start Supplied data

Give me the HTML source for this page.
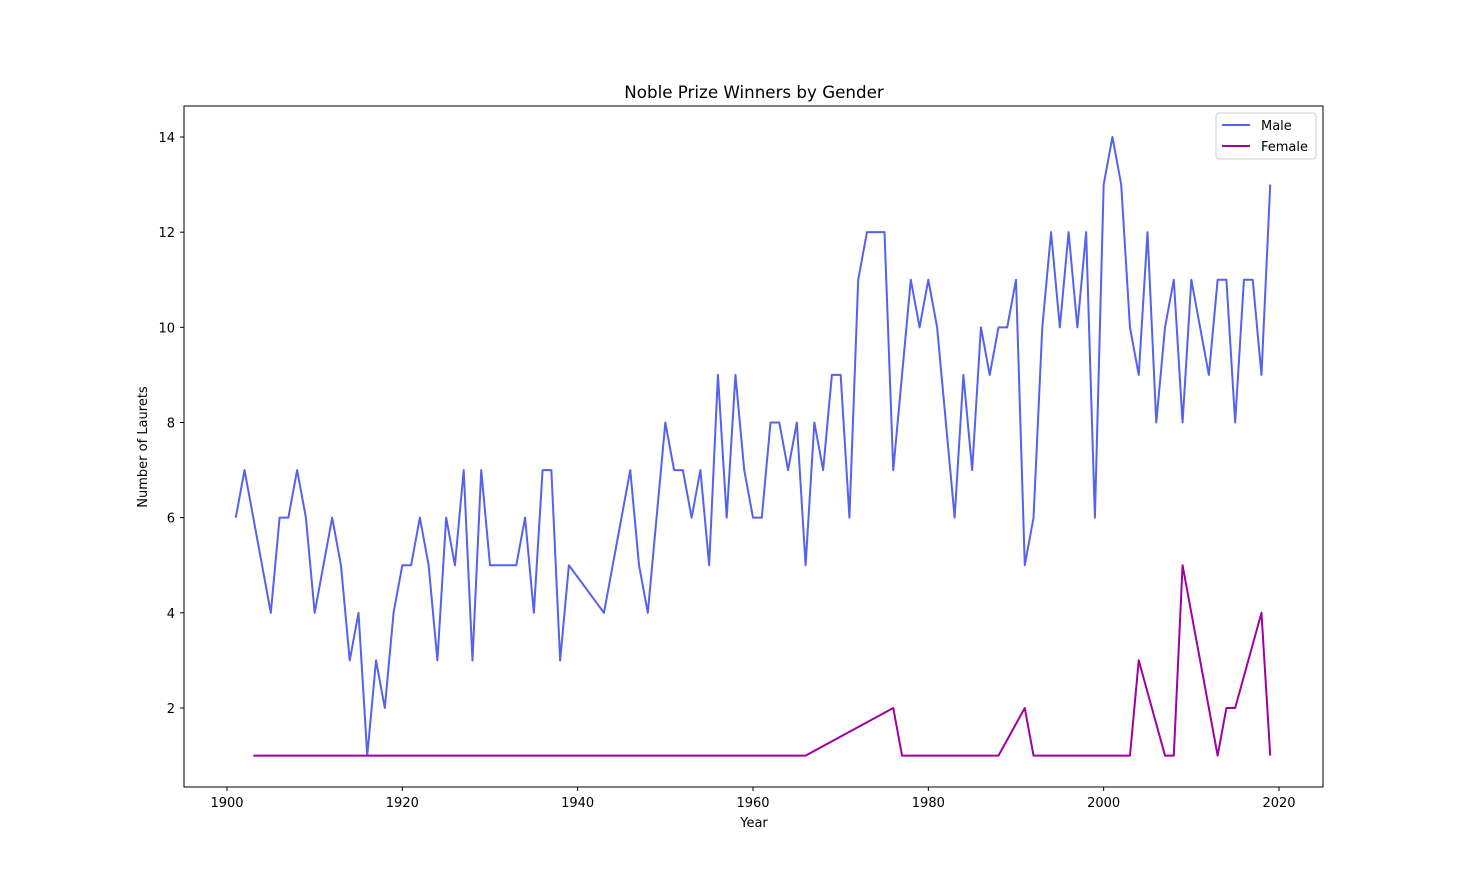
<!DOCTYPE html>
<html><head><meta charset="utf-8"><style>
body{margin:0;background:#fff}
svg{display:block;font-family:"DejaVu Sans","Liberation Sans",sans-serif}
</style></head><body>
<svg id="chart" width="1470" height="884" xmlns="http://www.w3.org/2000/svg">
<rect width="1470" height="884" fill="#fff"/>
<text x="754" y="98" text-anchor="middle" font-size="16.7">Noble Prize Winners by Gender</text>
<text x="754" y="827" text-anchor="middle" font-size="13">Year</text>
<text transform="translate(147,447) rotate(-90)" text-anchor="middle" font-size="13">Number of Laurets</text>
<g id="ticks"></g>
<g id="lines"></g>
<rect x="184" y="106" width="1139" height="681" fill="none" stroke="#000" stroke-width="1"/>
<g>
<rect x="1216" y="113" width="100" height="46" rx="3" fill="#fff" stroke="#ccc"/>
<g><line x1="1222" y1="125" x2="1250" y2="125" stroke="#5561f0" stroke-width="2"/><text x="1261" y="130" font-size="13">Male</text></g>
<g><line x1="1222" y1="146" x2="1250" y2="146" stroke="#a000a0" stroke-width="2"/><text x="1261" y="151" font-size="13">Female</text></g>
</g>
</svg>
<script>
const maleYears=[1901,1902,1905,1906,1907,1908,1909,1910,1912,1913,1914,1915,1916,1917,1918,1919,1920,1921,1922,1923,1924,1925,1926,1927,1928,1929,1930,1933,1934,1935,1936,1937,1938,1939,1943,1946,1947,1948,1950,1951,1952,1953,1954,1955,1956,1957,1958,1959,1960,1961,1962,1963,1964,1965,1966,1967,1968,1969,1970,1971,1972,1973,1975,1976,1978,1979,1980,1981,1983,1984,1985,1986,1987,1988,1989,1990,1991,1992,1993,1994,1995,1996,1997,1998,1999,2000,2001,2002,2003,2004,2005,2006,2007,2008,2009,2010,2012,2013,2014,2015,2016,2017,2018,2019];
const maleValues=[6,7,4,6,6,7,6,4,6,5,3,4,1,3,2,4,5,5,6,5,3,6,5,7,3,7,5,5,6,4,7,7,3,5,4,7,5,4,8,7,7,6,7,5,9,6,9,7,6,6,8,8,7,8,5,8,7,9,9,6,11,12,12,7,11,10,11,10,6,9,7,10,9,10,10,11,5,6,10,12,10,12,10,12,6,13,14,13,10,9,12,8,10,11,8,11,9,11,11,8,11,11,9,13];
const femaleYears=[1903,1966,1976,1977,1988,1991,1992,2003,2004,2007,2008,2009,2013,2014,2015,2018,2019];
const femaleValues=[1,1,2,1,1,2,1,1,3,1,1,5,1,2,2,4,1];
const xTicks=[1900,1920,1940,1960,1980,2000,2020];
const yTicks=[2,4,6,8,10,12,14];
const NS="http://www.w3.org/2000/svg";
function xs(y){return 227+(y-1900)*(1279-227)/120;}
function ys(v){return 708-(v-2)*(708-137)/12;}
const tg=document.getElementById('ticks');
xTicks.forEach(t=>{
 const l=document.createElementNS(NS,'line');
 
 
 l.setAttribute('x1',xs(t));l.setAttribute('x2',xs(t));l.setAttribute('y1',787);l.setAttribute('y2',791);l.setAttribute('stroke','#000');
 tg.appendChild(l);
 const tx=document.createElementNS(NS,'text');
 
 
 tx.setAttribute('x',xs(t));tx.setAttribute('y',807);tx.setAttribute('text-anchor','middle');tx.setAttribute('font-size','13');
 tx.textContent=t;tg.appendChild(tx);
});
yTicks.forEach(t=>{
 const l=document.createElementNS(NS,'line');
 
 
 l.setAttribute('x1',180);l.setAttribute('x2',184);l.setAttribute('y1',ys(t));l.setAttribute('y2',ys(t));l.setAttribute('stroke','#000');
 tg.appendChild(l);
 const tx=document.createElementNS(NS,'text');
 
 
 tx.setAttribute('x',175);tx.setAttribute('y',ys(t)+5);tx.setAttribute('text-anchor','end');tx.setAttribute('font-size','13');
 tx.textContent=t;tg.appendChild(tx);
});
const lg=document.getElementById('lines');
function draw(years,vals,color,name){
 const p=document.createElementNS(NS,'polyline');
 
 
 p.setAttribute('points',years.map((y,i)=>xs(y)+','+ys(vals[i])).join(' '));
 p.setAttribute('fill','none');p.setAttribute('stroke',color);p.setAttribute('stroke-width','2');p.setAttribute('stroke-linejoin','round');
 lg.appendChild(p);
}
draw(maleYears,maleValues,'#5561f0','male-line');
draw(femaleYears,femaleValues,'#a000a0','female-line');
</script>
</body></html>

end Supplied data

Task prompt:
Reproduce the data above in full, exactly as it is, with the pictures left out.

Complete response:
Give me the HTML source for this page.
<!DOCTYPE html>
<html><head><meta charset="utf-8"><style>
body{margin:0;background:#fff}
svg{display:block;font-family:"DejaVu Sans","Liberation Sans",sans-serif}
</style></head><body>
<svg id="chart" width="1470" height="884" xmlns="http://www.w3.org/2000/svg">
<rect width="1470" height="884" fill="#fff"/>
<text x="754" y="98" text-anchor="middle" font-size="16.7">Noble Prize Winners by Gender</text>
<text x="754" y="827" text-anchor="middle" font-size="13">Year</text>
<text transform="translate(147,447) rotate(-90)" text-anchor="middle" font-size="13">Number of Laurets</text>
<g id="ticks"></g>
<g id="lines"></g>
<rect x="184" y="106" width="1139" height="681" fill="none" stroke="#000" stroke-width="1"/>
<g>
<rect x="1216" y="113" width="100" height="46" rx="3" fill="#fff" stroke="#ccc"/>
<g><line x1="1222" y1="125" x2="1250" y2="125" stroke="#5561f0" stroke-width="2"/><text x="1261" y="130" font-size="13">Male</text></g>
<g><line x1="1222" y1="146" x2="1250" y2="146" stroke="#a000a0" stroke-width="2"/><text x="1261" y="151" font-size="13">Female</text></g>
</g>
</svg>
<script>
const maleYears=[1901,1902,1905,1906,1907,1908,1909,1910,1912,1913,1914,1915,1916,1917,1918,1919,1920,1921,1922,1923,1924,1925,1926,1927,1928,1929,1930,1933,1934,1935,1936,1937,1938,1939,1943,1946,1947,1948,1950,1951,1952,1953,1954,1955,1956,1957,1958,1959,1960,1961,1962,1963,1964,1965,1966,1967,1968,1969,1970,1971,1972,1973,1975,1976,1978,1979,1980,1981,1983,1984,1985,1986,1987,1988,1989,1990,1991,1992,1993,1994,1995,1996,1997,1998,1999,2000,2001,2002,2003,2004,2005,2006,2007,2008,2009,2010,2012,2013,2014,2015,2016,2017,2018,2019];
const maleValues=[6,7,4,6,6,7,6,4,6,5,3,4,1,3,2,4,5,5,6,5,3,6,5,7,3,7,5,5,6,4,7,7,3,5,4,7,5,4,8,7,7,6,7,5,9,6,9,7,6,6,8,8,7,8,5,8,7,9,9,6,11,12,12,7,11,10,11,10,6,9,7,10,9,10,10,11,5,6,10,12,10,12,10,12,6,13,14,13,10,9,12,8,10,11,8,11,9,11,11,8,11,11,9,13];
const femaleYears=[1903,1966,1976,1977,1988,1991,1992,2003,2004,2007,2008,2009,2013,2014,2015,2018,2019];
const femaleValues=[1,1,2,1,1,2,1,1,3,1,1,5,1,2,2,4,1];
const xTicks=[1900,1920,1940,1960,1980,2000,2020];
const yTicks=[2,4,6,8,10,12,14];
const NS="http://www.w3.org/2000/svg";
function xs(y){return 227+(y-1900)*(1279-227)/120;}
function ys(v){return 708-(v-2)*(708-137)/12;}
const tg=document.getElementById('ticks');
xTicks.forEach(t=>{
 const l=document.createElementNS(NS,'line');
 
 
 l.setAttribute('x1',xs(t));l.setAttribute('x2',xs(t));l.setAttribute('y1',787);l.setAttribute('y2',791);l.setAttribute('stroke','#000');
 tg.appendChild(l);
 const tx=document.createElementNS(NS,'text');
 
 
 tx.setAttribute('x',xs(t));tx.setAttribute('y',807);tx.setAttribute('text-anchor','middle');tx.setAttribute('font-size','13');
 tx.textContent=t;tg.appendChild(tx);
});
yTicks.forEach(t=>{
 const l=document.createElementNS(NS,'line');
 
 
 l.setAttribute('x1',180);l.setAttribute('x2',184);l.setAttribute('y1',ys(t));l.setAttribute('y2',ys(t));l.setAttribute('stroke','#000');
 tg.appendChild(l);
 const tx=document.createElementNS(NS,'text');
 
 
 tx.setAttribute('x',175);tx.setAttribute('y',ys(t)+5);tx.setAttribute('text-anchor','end');tx.setAttribute('font-size','13');
 tx.textContent=t;tg.appendChild(tx);
});
const lg=document.getElementById('lines');
function draw(years,vals,color,name){
 const p=document.createElementNS(NS,'polyline');
 
 
 p.setAttribute('points',years.map((y,i)=>xs(y)+','+ys(vals[i])).join(' '));
 p.setAttribute('fill','none');p.setAttribute('stroke',color);p.setAttribute('stroke-width','2');p.setAttribute('stroke-linejoin','round');
 lg.appendChild(p);
}
draw(maleYears,maleValues,'#5561f0','male-line');
draw(femaleYears,femaleValues,'#a000a0','female-line');
</script>
</body></html>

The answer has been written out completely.